## Start Data provided

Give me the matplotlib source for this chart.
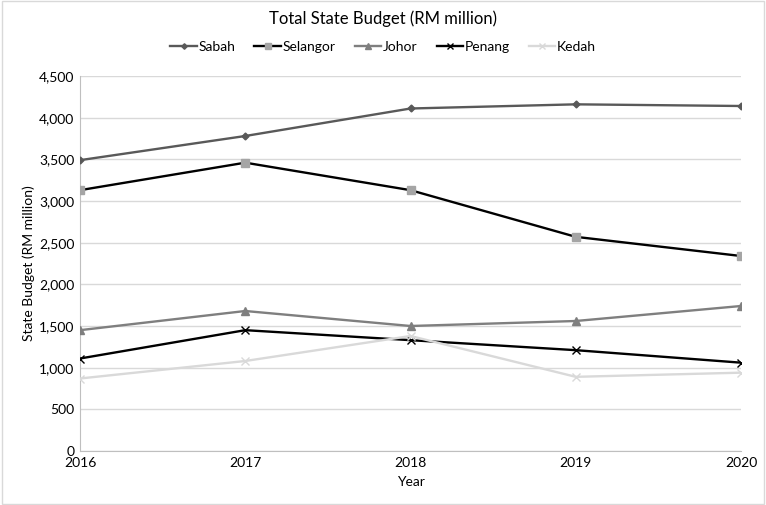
import matplotlib
matplotlib.use("Agg")
import matplotlib.pyplot as plt
from matplotlib.ticker import FuncFormatter

years = [2016, 2017, 2018, 2019, 2020]
sabah = [3490, 3780, 4110, 4160, 4140]
selangor = [3130, 3460, 3130, 2570, 2340]
johor = [1450, 1680, 1500, 1560, 1740]
penang = [1110, 1450, 1330, 1210, 1060]
kedah = [870, 1080, 1380, 890, 940]

plt.rcParams['font.family'] = ['Lato', 'DejaVu Sans']

fig = plt.figure(figsize=(7.66, 5.05), dpi=100)
ax = fig.add_axes([80/766, 1-451/505, (741-80)/766, (451-76)/505])

# series: values, line colour, marker, marker colour
series = [
    ("Sabah", sabah, "#595959", "D", "#595959", 3.5),
    ("Selangor", selangor, "#000000", "s", "#A5A5A5", 5.5),
    ("Johor", johor, "#7F7F7F", "^", "#7F7F7F", 5.5),
    ("Penang", penang, "#000000", "x", "#000000", 6),
    ("Kedah", kedah, "#D9D9D9", "x", "#D9D9D9", 6),
]
for name, vals, lc, mk, mc, ms in series:
    ax.plot(years, vals, color=lc, lw=1.7, marker=mk, markersize=ms,
            markerfacecolor=mc, markeredgecolor=mc, label=name, zorder=3)

ax.set_xlim(2016, 2020)
ax.set_ylim(0, 4500)
ax.set_xticks(years)
ax.set_yticks(range(0, 4501, 500))
ax.yaxis.set_major_formatter(FuncFormatter(lambda v, p: f"{int(v):,}"))
ax.grid(axis='y', color='#D9D9D9', lw=1)
ax.set_axisbelow(True)
for s in ['top', 'right']:
    ax.spines[s].set_visible(False)
ax.spines['left'].set_color('#BFBFBF')
ax.spines['bottom'].set_color('#BFBFBF')
ax.tick_params(length=0, labelsize=10, colors='#000000', pad=4)

ax.set_xlabel("Year", fontsize=10, labelpad=5)
ax.set_ylabel("State Budget (RM million)", fontsize=10, labelpad=3)

fig.text(0.5, 1-19/505, "Total State Budget (RM million)", ha='center', va='center', fontsize=12)
fig.legend(loc='center', bbox_to_anchor=(0.5, 1-47/505), ncol=5, frameon=False,
           fontsize=10, handlelength=1.9, columnspacing=1.4, handletextpad=0.1,
           markerscale=0.8)

border = plt.Rectangle((0.002, 0.002), 0.996, 0.996, transform=fig.transFigure,
                       fill=False, edgecolor='#D9D9D9', lw=1)
fig.patches.append(border)

fig.savefig("out.png", dpi=100)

## End Data provided

**What the exercise asks**
Repeat, word for word and with no pictures, only the lines running from the beginning of the data to the line that contains "1-451/505, (741-80)/766, (451-76)/505])".

**Response to the task**
Give me the matplotlib source for this chart.
import matplotlib
matplotlib.use("Agg")
import matplotlib.pyplot as plt
from matplotlib.ticker import FuncFormatter

years = [2016, 2017, 2018, 2019, 2020]
sabah = [3490, 3780, 4110, 4160, 4140]
selangor = [3130, 3460, 3130, 2570, 2340]
johor = [1450, 1680, 1500, 1560, 1740]
penang = [1110, 1450, 1330, 1210, 1060]
kedah = [870, 1080, 1380, 890, 940]

plt.rcParams['font.family'] = ['Lato', 'DejaVu Sans']

fig = plt.figure(figsize=(7.66, 5.05), dpi=100)
ax = fig.add_axes([80/766, 1-451/505, (741-80)/766, (451-76)/505])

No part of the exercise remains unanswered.